Don't be afraid to ask for help. Go to your local car shows and cruise in's. It is refreshing to see a young man getting into the hobby and I'm sure that people will be glad to help you
New Driver

Learn as much as you can about automotive electrical system. (12Volt) It will serve you well in the future.

Pit Crew

Take auto shop in high school. Until then, hang out with the guy in your neighborhood you see working on his cars.
New Driver

I’m sorry, I’ve got more questions than answers... Do you live in the city or country? Any relatives or neighbors you could help?

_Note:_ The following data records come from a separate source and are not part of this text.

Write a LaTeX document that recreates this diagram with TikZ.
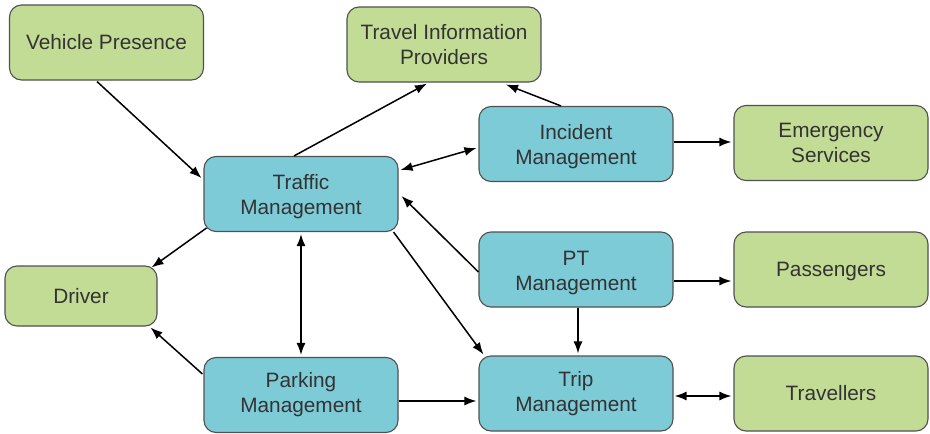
\documentclass[tikz,border=0pt]{standalone}
\usepackage{fontspec}
\setmainfont{Liberation Sans}
\usetikzlibrary{arrows.meta,calc}
\definecolor{boxgreen}{HTML}{C2DC96}
\definecolor{boxblue}{HTML}{7ECBD8}
\definecolor{boxline}{HTML}{505050}
\definecolor{txt}{HTML}{333333}
\newcommand{\highstrut}{\rule{0pt}{20.8pt}}
\tikzset{
  box/.style={draw=boxline, line width=1.1pt, rounded corners=12pt, align=center,
    text=txt, font=\fontsize{20.8}{25}\selectfont, inner sep=0pt,
    minimum width=194pt, minimum height=75pt},
  gbox/.style={box, fill=boxgreen},
  bbox/.style={box, fill=boxblue},
  conn/.style={line width=1.5pt, -{Latex[length=12pt,width=9pt]}},
  conn2/.style={line width=1.5pt, {Latex[length=12pt,width=9pt]}-{Latex[length=12pt,width=9pt]}},
}
\begin{document}
\begin{tikzpicture}[x=1pt,y=-1pt]
\useasboundingbox (0,0) rectangle (930,434);
\node[gbox] (vp) at (106.5,42.5) {Vehicle Presence};
\node[gbox] (tp) at (444,44.5) {Travel Information\\Providers};
\node[bbox] (tm) at (301,194) {\highstrut Traffic\\Management};
\node[bbox] (im) at (576,144) {\highstrut Incident\\Management};
\node[gbox] (es) at (831,143) {Emergency\\Services};
\node[gbox, minimum width=152pt, minimum height=60pt] (dr) at (81,296) {Driver};
\node[bbox] (pt) at (576,269.5) {\highstrut PT\\Management};
\node[gbox] (pa) at (831,269.5) {\rule{0pt}{19pt}Passengers};
\node[bbox] (pk) at (301,395) {Parking\\Management};
\node[bbox] (tr) at (576,393.5) {Trip\\Management};
\node[gbox] (tv) at (831,393.5) {Travellers};

\draw[conn] ($(vp.south)+(-9.5,1)$) -- ($(tm.west)+(-2,-16)$);
\draw[conn] ($(tm.north)+(-7,0)$) -- ($(tp.south)+(-17,1)$);
\draw[conn] ($(im.north)+(-15,0)$) -- ($(tp.south)+(62,2)$);
\draw[conn2] ($(im.west)+(-2,4)$) -- ($(tm.east)+(2,-24)$);
\draw[conn] ($(im.east)+(0,-2)$) -- ($(es.west)+(-2,-1)$);
\draw[conn] ($(pt.west)+(0,2.5)$) -- ($(tm.east)+(3,2)$);
\draw[conn] ($(pt.east)+(0,11.5)$) -- ($(pa.west)+(-2,11.5)$);
\draw[conn] ($(pt.south)+(2,0)$) -- ($(tr.north)+(2,-2)$);
\draw[conn] ($(tm.south west)+(3,-4)$) -- ($(dr.north east)+(-6,2)$);
\draw[conn2] ($(tm.south)+(0,2)$) -- ($(pk.north)+(0,-2)$);
\draw[conn] ($(tm.south east)+(-5,0)$) -- ($(tr.north west)+(5,-1)$);
\draw[conn] ($(pk.west)+(-1,-21)$) -- ($(dr.south east)+(-7,1)$);
\draw[conn] ($(pk.east)+(0,6)$) -- ($(tr.west)+(-2,7.5)$);
\draw[conn2] ($(tr.east)+(1,2.5)$) -- ($(tv.west)+(-2,2.5)$);
\end{tikzpicture}
\end{document}
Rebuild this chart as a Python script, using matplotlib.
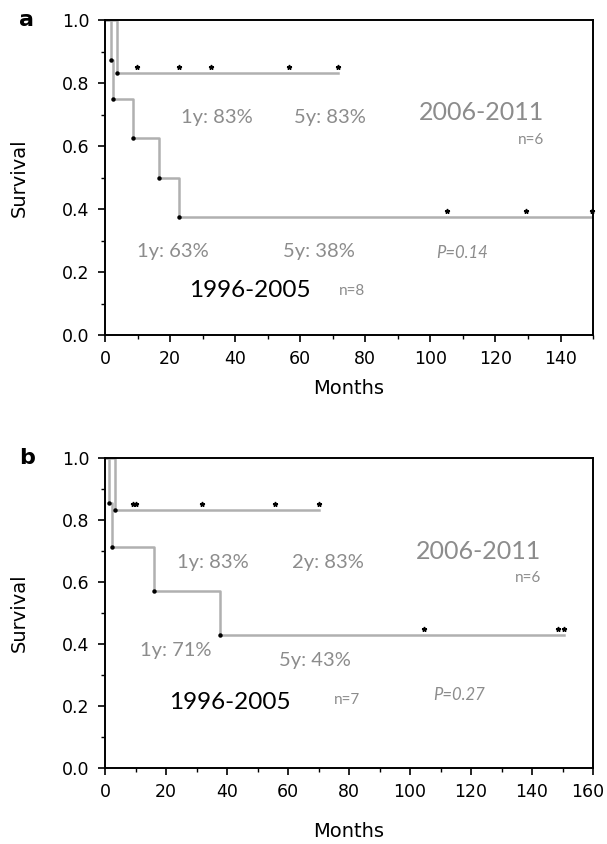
import matplotlib
matplotlib.use("Agg")
import matplotlib.pyplot as plt
import matplotlib.transforms as mtransforms
from matplotlib.ticker import MultipleLocator

# panel a: 1996-2005 (n=8) and 2006-2011 (n=6)
a_early_t = [0, 1.8, 2.6, 8.7, 16.6, 22.6, 150]
a_early_s = [1.0, 0.875, 0.75, 0.625, 0.5, 0.375, 0.375]
a_early_cens = [105, 129.5, 149.7]
a_late_t = [0, 3.6, 71.5]
a_late_s = [1.0, 0.833, 0.833]
a_late_cens = [9.7, 22.6, 32.5, 56.5, 71.5]

# panel b: 1996-2005 (n=7) and 2006-2011 (n=6)
b_early_t = [0, 1.4, 2.2, 16.2, 37.7, 150.5]
b_early_s = [1.0, 0.857, 0.714, 0.571, 0.429, 0.429]
b_early_cens = [104.5, 148.5, 150.5]
b_late_t = [0, 3.3, 70.3]
b_late_s = [1.0, 0.833, 0.833]
b_late_cens = [9.3, 10.3, 31.7, 55.7, 70.3]

LINE = "#b0b0b0"
TXT = "#8c8c8c"
ANN_FONT = "Lato"


def km_panel(ax, t1, s1, c1, t2, s2, c2, xmax, xpad):
    for t, s in [(t1, s1), (t2, s2)]:
        ax.plot(t, s, drawstyle="steps-post", color=LINE, lw=1.8, zorder=2)
        # dots at event corners
        ax.plot(t[1:-1], s[1:-1], ls="none", marker="o", ms=2.2, color="black", zorder=3)
    # censor marks drawn slightly above the curve
    off = mtransforms.ScaledTranslation(0, 6 / 100, ax.figure.dpi_scale_trans)
    for c, lvl in [(c1, s1[-1]), (c2, s2[-1])]:
        ax.plot(c, [lvl] * len(c), ls="none", marker="*", ms=3.5, color="black",
                transform=ax.transData + off, zorder=3, clip_on=False)
    ax.set_xlim(0, xmax)
    ax.set_ylim(0, 1.0)
    ax.xaxis.set_major_locator(MultipleLocator(20))
    ax.xaxis.set_minor_locator(MultipleLocator(10))
    ax.yaxis.set_major_locator(MultipleLocator(0.2))
    ax.yaxis.set_minor_locator(MultipleLocator(0.1))
    ax.yaxis.set_major_formatter(plt.FormatStrFormatter("%.1f"))
    ax.tick_params(which="major", direction="out", length=5, width=1.2, labelsize=12.5, pad=6)
    ax.tick_params(which="minor", direction="out", length=3, width=1.0)
    for sp in ax.spines.values():
        sp.set_linewidth(1.4)
    ax.set_ylabel("Survival", fontsize=14, labelpad=24)
    ax.set_xlabel("Months", fontsize=14, labelpad=xpad)


fig = plt.figure(figsize=(6.07, 8.44), dpi=100)
ax1 = fig.add_axes([0.173, 0.603, 0.804, 0.373])
ax2 = fig.add_axes([0.173, 0.090, 0.804, 0.367])

km_panel(ax1, a_early_t, a_early_s, a_early_cens, a_late_t, a_late_s, a_late_cens, 150, 8)
km_panel(ax2, b_early_t, b_early_s, b_early_cens, b_late_t, b_late_s, b_late_cens, 160, 15)

kw = dict(ha="center", va="center", family=ANN_FONT)
# annotations panel a
ax1.text(34.5, 0.69, "1y: 83%", color=TXT, fontsize=14.5, **kw)
ax1.text(69, 0.69, "5y: 83%", color=TXT, fontsize=14.5, **kw)
ax1.text(115.7, 0.708, "2006-2011", color=TXT, fontsize=18, **kw)
ax1.text(131, 0.62, "n=6", color=TXT, fontsize=11, **kw)
ax1.text(20.8, 0.264, "1y: 63%", color=TXT, fontsize=14.5, **kw)
ax1.text(65.7, 0.264, "5y: 38%", color=TXT, fontsize=14.5, **kw)
ax1.text(109.7, 0.26, "P=0.14", color=TXT, fontsize=12, style="italic", **kw)
ax1.text(44.6, 0.143, "1996-2005", color="black", fontsize=17.5, **kw)
ax1.text(76, 0.14, "n=8", color=TXT, fontsize=11, **kw)

# annotations panel b
ax2.text(35.2, 0.665, "1y: 83%", color=TXT, fontsize=14.5, **kw)
ax2.text(73, 0.665, "2y: 83%", color=TXT, fontsize=14.5, **kw)
ax2.text(122.6, 0.698, "2006-2011", color=TXT, fontsize=18, **kw)
ax2.text(138.7, 0.613, "n=6", color=TXT, fontsize=11, **kw)
ax2.text(23.2, 0.38, "1y: 71%", color=TXT, fontsize=14.5, **kw)
ax2.text(68.9, 0.348, "5y: 43%", color=TXT, fontsize=14.5, **kw)
ax2.text(116.2, 0.235, "P=0.27", color=TXT, fontsize=12, style="italic", **kw)
ax2.text(41, 0.21, "1996-2005", color="black", fontsize=17.5, **kw)
ax2.text(79.3, 0.22, "n=7", color=TXT, fontsize=11, **kw)

fig.text(0.044, 0.976, "a", fontsize=16, fontweight="bold", va="center", ha="center")
fig.text(0.044, 0.457, "b", fontsize=16, fontweight="bold", va="center", ha="center")

# "160" sits right at the figure edge, nudge it left so it is not clipped
fig.canvas.draw()
locs = list(ax2.xaxis.get_majorticklocs())
ticks = ax2.xaxis.get_major_ticks(len(locs))
idx = [i for i, v in enumerate(locs) if abs(v - 160) < 1e-6][0]
nudge = mtransforms.ScaledTranslation(-5 / 100, 0, fig.dpi_scale_trans)
ticks[idx].label1.set_transform(ticks[idx].label1.get_transform() + nudge)

fig.savefig("out.png", dpi=100)
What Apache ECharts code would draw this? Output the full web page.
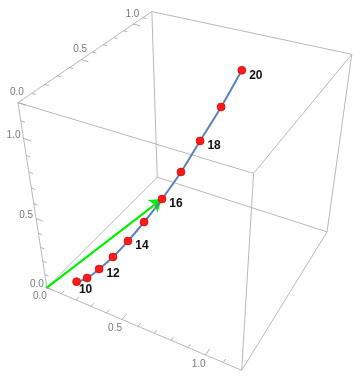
<!DOCTYPE html>
<html><head><meta charset="utf-8">
<script src="https://cdn.jsdelivr.net/npm/echarts@6/dist/echarts.min.js"></script>
<style>html,body{margin:0;padding:0;background:#fff}#c{width:360px;height:379px}</style>
</head><body><div id="c"></div>
<script>
// ---- data ----
const steps  = [10, 11, 12, 13, 14, 15, 16, 17, 18, 19, 20];
const xData  = [0.118, 0.161, 0.212, 0.271, 0.335, 0.403, 0.477, 0.553, 0.627, 0.705, 0.778];
const yData  = [0.118, 0.161, 0.212, 0.271, 0.335, 0.403, 0.477, 0.553, 0.627, 0.705, 0.778];
const zData  = [0.000, 0.012, 0.062, 0.132, 0.228, 0.343, 0.480, 0.639, 0.818, 1.005, 1.200];
const labeledSteps = [10, 12, 14, 16, 18, 20];
const arrowStep = 16;
const axisMin = 0, axisMax = 1.2;
const majorTicks = [0, 0.5, 1.0];
const majorTickLabels = ['0.0', '0.5', '1.0'];
const minorTicks = [0.1, 0.2, 0.3, 0.4, 0.6, 0.7, 0.8, 0.9, 1.1];

// ---- view: screen positions of the 8 box corners (layout) ----
const S = axisMax;
const corners3 = [[0,0,0],[S,0,0],[0,S,0],[S,S,0],[0,0,S],[S,0,S],[0,S,S],[S,S,S]];
const corners2 = [[47,288],[242,370],[157,177],[327,232],[18,102],[253,174],[152,12],[352,54]];
function solve(A,b){const n=b.length;A=A.map((r,i)=>r.concat([b[i]]));for(let i=0;i<n;i++){let m=i;for(let k=i+1;k<n;k++)if(Math.abs(A[k][i])>Math.abs(A[m][i]))m=k;[A[i],A[m]]=[A[m],A[i]];for(let k=i+1;k<n;k++){const f=A[k][i]/A[i][i];for(let j=i;j<=n;j++)A[k][j]-=f*A[i][j];}}const x=new Array(n).fill(0);for(let i=n-1;i>=0;i--){let s=A[i][n];for(let j=i+1;j<n;j++)s-=A[i][j]*x[j];x[i]=s/A[i][i];}return x;}
const rows=[],rhs=[];
corners3.forEach((c,i)=>{const [X,Y,Z]=c,[u,v]=corners2[i];
  rows.push([X,Y,Z,1,0,0,0,0,-u*X,-u*Y,-u*Z]);rhs.push(u);
  rows.push([0,0,0,0,X,Y,Z,1,-v*X,-v*Y,-v*Z]);rhs.push(v);});
const N=[],bb=[];
for(let i=0;i<11;i++){N.push(new Array(11).fill(0));bb.push(0);
  for(let j=0;j<11;j++)for(let k=0;k<rows.length;k++)N[i][j]+=rows[k][i]*rows[k][j];
  for(let k=0;k<rows.length;k++)bb[i]+=rows[k][i]*rhs[k];}
const P=solve(N,bb);
function proj(x,y,z){const w=P[8]*x+P[9]*y+P[10]*z+1;return [(P[0]*x+P[1]*y+P[2]*z+P[3])/w,(P[4]*x+P[5]*y+P[6]*z+P[7])/w];}

// ---- box edges ----
const edgePairs=[[0,1],[0,2],[1,3],[2,3],[4,5],[4,6],[5,7],[6,7],[0,4],[1,5],[2,6],[3,7]];
const boxEdges=edgePairs.map(([a,b])=>({coords:[proj(...corners3[a]),proj(...corners3[b])]}));

// ---- ticks ----
const tickSegs=[];
function addTicks(fn){
  majorTicks.forEach(t=>{const [p,q]=fn(t,0.045);tickSegs.push({coords:[proj(...p),proj(...q)]});});
  minorTicks.forEach(t=>{const [p,q]=fn(t,0.025);tickSegs.push({coords:[proj(...p),proj(...q)]});});
}
addTicks((t,l)=>[[t,0,0],[t,l,0]]);      // x axis, front bottom edge
addTicks((t,l)=>[[0,0,t],[l,0,t]]);      // z axis, front left edge
addTicks((t,l)=>[[0,t,S],[l,t,S]]);      // y axis, top left edge
const tickLabelData=[];
majorTicks.forEach((t,i)=>{
  const a=proj(t,0,0);tickLabelData.push({name:majorTickLabels[i],value:[a[0]-7,a[1]+9]});
  const b=proj(0,0,t);tickLabelData.push({name:majorTickLabels[i],value:[b[0]-10,b[1]-3]});
  const c=proj(0,t,S);tickLabelData.push({name:majorTickLabels[i],value:[c[0]-1,c[1]-10]});
});

// ---- curve & points ----
const pts=steps.map((s,i)=>proj(xData[i],yData[i],zData[i]));
const pointData=steps.map((s,i)=>({
  name:String(s), value:pts[i],
  label:{show:labeledSteps.includes(s), offset: s===10?[-5,8]:[0,5]}
}));
const ai=steps.indexOf(arrowStep);
const arrow=[{coords:[proj(0,0,0),proj(xData[ai],yData[ai],zData[ai])]}];

const chart=echarts.init(document.getElementById('c'));
chart.setOption({
  animation:false,
  grid:{left:0,right:0,top:0,bottom:0},
  xAxis:{type:'value',min:0,max:360,show:false},
  yAxis:{type:'value',min:0,max:379,inverse:true,show:false},
  series:[
    {type:'lines',coordinateSystem:'cartesian2d',data:boxEdges,silent:true,z:1,
     lineStyle:{color:'#b8b8b8',width:1,opacity:1}},
    {type:'lines',coordinateSystem:'cartesian2d',data:tickSegs,silent:true,z:1,
     lineStyle:{color:'#a0a0a0',width:0.8,opacity:1}},
    {type:'scatter',data:tickLabelData,symbolSize:0,silent:true,z:1,
     label:{show:true,position:'inside',formatter:'{b}',color:'#555',fontSize:10,
            fontFamily:'Liberation Sans, Arial, sans-serif'}},
    {type:'lines',coordinateSystem:'cartesian2d',data:arrow,silent:true,z:2,
     symbol:['none','arrow'],symbolSize:[0,12],
     lineStyle:{color:'#00f000',width:2.2,opacity:1,cap:'round'}},
    {type:'line',data:pts,smooth:0.35,showSymbol:false,silent:true,z:3,
     lineStyle:{color:'#5e81b5',width:2}},
    {type:'scatter',data:pointData,symbolSize:8,silent:true,z:5,
     itemStyle:{color:'#ff1a1a',borderColor:'#c00000',borderWidth:0.6,opacity:1},
     label:{position:'right',distance:3,formatter:'{b}',color:'#111',fontSize:12,fontWeight:'bold',
            fontFamily:'Liberation Sans, Arial, sans-serif'}}
  ]
});
</script></body></html>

Washing, cleaning, detailing, oil changes, anything to help will give you an opportunity to ask questions and learn.
Does your school offer any kind of automotive shop class? Any local dealerships you could hang out at?  Is there a local car club or cars and coffee? Any of those would offer more possibilities in meeting someone who might be interested in helping. If you were in my town I know I would... it’s rather discouraging to see how few people pre drivers license age are interested in cars for anything other than transportation.
Good luck!

Pit Crew

Find a mentor...once word gets around that you are a wannabe motor head, it shouldn't take long to hook in with an older guy in the neighborhood who could use a hand with maintenance chores around his car and garage/shop. keep an eye out for a cool ride that is close by and might look owner maintained. Let the owner know you are interested in the hobby and ask questions a few basic general questions and maybe do a little pre-meeting research about his specific car. ...stick or automatic? ...4 cylinder? ...6?...8? Remember, there are no "dumb" questions. It wont take long to establish a mutually beneficial relationship that could last a lifetime. Go for it.
Pit Crew

I agree completely! I started with my lawn mower when it broke down. Learned a lot on a one cylinder ... I found 'gear heads' to hang out with (they love free help) and I learned more than I thought existed ...
It's a reasonably safe way to learn if it's really your passion.
Remember: If you do something you love, you'll never work a day in your life! It will all be pleasure - I ended up being a Parts and Service Director with Toyota for 20 years and loved it, even the hard work ...
New Driver

congrats!it's an interesting hobby. i was about 7 when my dad brought home a 1/4 scale '55 t'bird that ran on a 6 volt battery. that was it i've been at it 65 years.

Advice: don't do any thing radical just starting out. If you're going to mess with the carb. start talking about it, pretty soon you'll hear the same name as the 'expert' go talk to them and go for it. enjoy!

Intermediate Driver

Offer to sweep up, do the trash, etc for a local garage. Have it as a 2nd or 3rd priority after school - #1, and #2, play (socially w/art, band, theater, camping - whatever you have interest in. It's too young to narrow dwn & settle on 1 or 2 things). As U hang w/an owner and the crew try'n C if any 1 hasa interest in a mentorship relation w/U. This is how I was raised and now work at a job but restoration, problem solving and improving cars is a passion I only now have money to contribute (semi-retired). I do the same - offer brake'n muffler jobs to a friend (he gets the income) and he helps me restore an ol bronco (1966).


Ask them to show U the right way to do a tire, change oil, etc.  Prove that you know safety as number one (it is a dangerous world in there).  Many have insurance and leases that do not allow this type of arrangement.  Most need to wait a few yrs to allow a 13 y/o in the shop - all depends on U, where U live, etc.  Worth a try. Otherwise U can try a class in school (if it is so equipped). I would not enroll in a full program w/o tryin it out on 1 of these levels 1st (just a single class, volunteer at a parent's friend's place, etc)... Good Luck, let us know how U do!

I just gotta say, I love those Plymouths.